Manson Family Vacation (2015)

Starring: Jay Duplass, Linas Phillips, Tobin Bell, Leonora Pitts, Davie-Blue, Adam Chernick

Directed by: J. Davis

Rating: 1 2 3 4 and a half

Linas Phillips and Jay Duplass as brothers Conrad and Nick take a Manson Family VacationEvery year I like to take a punt on something at the Edinburgh International Film Festival that's out of my horror comfort zone. Sometimes this pays dividends (Pluto, Sin Nombre), sometimes not so much (Sun Don't Shine, Tender Son).

Manson Family Vacation, a low-fi indie drama about two brothers attempting to bond over a trail of horror history sites, is this year's punt. And I'm happy to report that it's paid off in spades, because the film is a real gem.

Nick (Jay Duplass) and his adopted brother Conrad (Linas Phillips) are chalk and cheese. Straightlaced, uptight lawyer Nick is a hard-working, law-abiding family man, while free-wheeling Conrad is a failed artist and environmental enthusiast with (to Nick's mind) an unhealthy interest in darkness and death. But when Conrad pitches up at Nick's LA home, keen to share his new obsession with notorious murderous mastermind Charlie Manson through a trip round the sites of the infamous Tate/LaBianca killings, Nick reluctantly agrees to accompany him. What transpires is not the stream of tedious ‘hey dude’ mumblecore monologues I'd feared, but an absorbing, moving and darkly comic tale with an unexpected sting in the tail.

Filmed on location at the murder sites and out in the orange dust of the Californian desert, and flowing with naturalistic, almost documentary-style dialogue, Manson Family Vacation is like the best found footage horror flick you've never seen, without being either found footage or a horror film. (I know, I know, and this coming right after Maggie, the Arnie zombie film with no Uzis or people getting their heads ripped off. What is the world coming to?)

The prevalence of Manson in the public imagination, whether as epitome of evil or green guru, is a little hard to fathom as a Brit - but then again we're no strangers to obsessing over and exploiting the death and darkness in our culture either. Jack the Ripper tour, anyone?
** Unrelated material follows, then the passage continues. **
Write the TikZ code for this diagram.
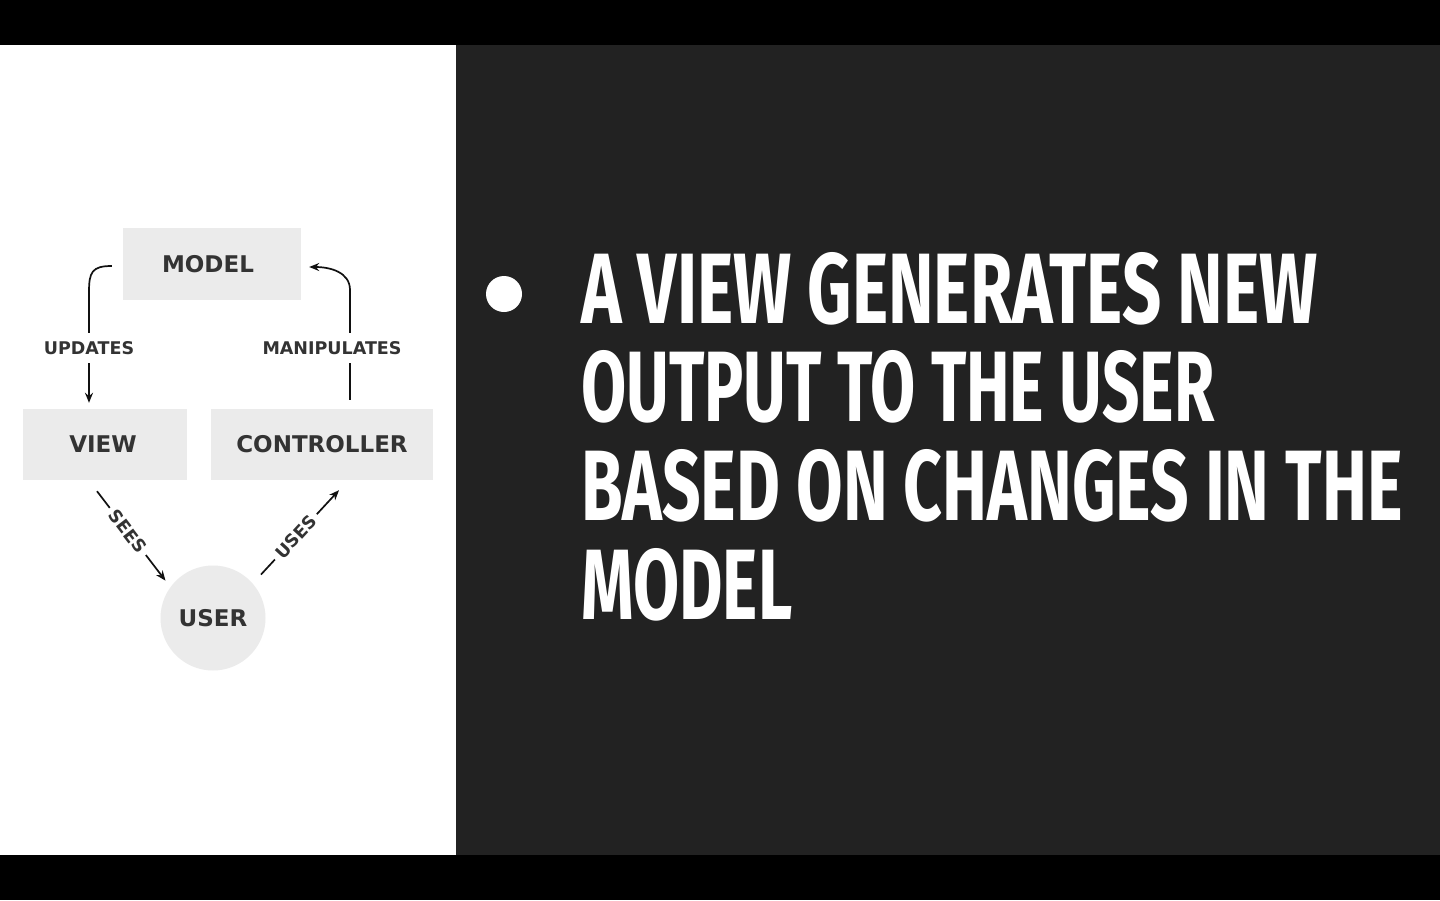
\documentclass[tikz,border=0pt]{standalone}
\usepackage{fontspec}
\usepackage{graphicx}
\usetikzlibrary{arrows.meta}
\newfontfamily\diagfont{DejaVu Sans}
\newfontfamily\slidefont{Fira Sans}
\definecolor{boxgrey}{HTML}{EBEBEB}
\definecolor{inkgrey}{HTML}{333333}
\definecolor{slidebg}{HTML}{222222}
\definecolor{arrowink}{HTML}{111111}
\begin{document}
\begin{tikzpicture}[x=1pt,y=-1pt,
  box/.style={fill=boxgrey, draw=none, inner sep=0pt, text=inkgrey,
    font={\diagfont\bfseries\fontsize{23pt}{23pt}\selectfont}},
  lbl/.style={fill=white, inner xsep=4pt, inner ysep=0pt, minimum height=30pt,
    text=inkgrey, font={\diagfont\bfseries\fontsize{17.5pt}{17.5pt}\selectfont}},
  slbl/.style={fill=white, inner xsep=5pt, inner ysep=2pt, sloped,
    text=inkgrey, font={\diagfont\bfseries\fontsize{17.5pt}{17.5pt}\selectfont}},
  conn/.style={draw=arrowink, line width=1.7pt, -{Stealth[length=10pt,width=8pt]}},
  line/.style={anchor=base west, inner sep=0pt, text=white}
]
\useasboundingbox (0,0) rectangle (1440,900);
% frame and the two panels
\fill[black] (0,0) rectangle (1440,900);
\fill[white] (0,45) rectangle (456,855);
\fill[slidebg] (456,45) rectangle (1440,855);

% MVC diagram
\node[box, minimum width=178pt, minimum height=72pt] (model) at (212,264) {\hspace*{-8pt}MODEL};
\node[box, minimum width=164pt, minimum height=71pt] (view) at (105,444.5) {\hspace*{-4pt}VIEW};
\node[box, minimum width=222pt, minimum height=71pt] (controller) at (322,444.5) {CONTROLLER};
\node[box, circle, minimum size=105pt] (user) at (213,618) {USER};

\draw[conn] ([xshift=-11pt,yshift=-2pt]model.west) .. controls (92,266) and (89,272) .. (89,292)
  -- ([xshift=-16pt,yshift=6pt]view.north);
\node[lbl] (updates) at (89,348) {UPDATES};

\draw[conn] ([xshift=28pt,yshift=9pt]controller.north) -- (350,290)
  .. controls (350,272) and (330,267) .. ([xshift=8pt,yshift=-3pt]model.east);
\node[lbl] (manipulates) at (332,348) {MANIPULATES};

\draw[conn, shorten >=8pt] ([xshift=-8pt,yshift=-11pt]view.south)
  -- node[slbl, pos=0.42] (sees) {SEES} (user.144);
\draw[conn, shorten <=12pt] (user.41)
  -- node[slbl, pos=0.5] (uses) {USES} ([xshift=17pt,yshift=-10pt]controller.south);

% bullet text
\node[circle, fill=white, minimum size=36pt, inner sep=0pt] (bullet) at (504,294) {};
\node[line] (l1) at (581,323) {\resizebox{736pt}{71pt}{\slidefont\bfseries A VIEW GENERATES NEW}};
\node[line] (l2) at (581,421) {\resizebox{633pt}{71pt}{\slidefont\bfseries OUTPUT TO THE USER}};
\node[line] (l3) at (581,520) {\resizebox{821pt}{71pt}{\slidefont\bfseries BASED ON CHANGES IN THE}};
\node[line] (l4) at (581,619) {\resizebox{211pt}{71pt}{\slidefont\bfseries MODEL}};
\end{tikzpicture}
\end{document}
Thoroughly entertaining and also thought-provoking, Manson Family Vacation is both an engaging study into the dynamics of a sibling relationship, as the brothers come to know each other better and the power balance between them shifts, and a blackly funny look at murder tourism. in 2003, when reviwing the highlyt distasteful The Manson Family, I observed that 'there is a fascinating, insightful and chilling film to be a made about the Manson Family.' Twelve years later, this just could be it.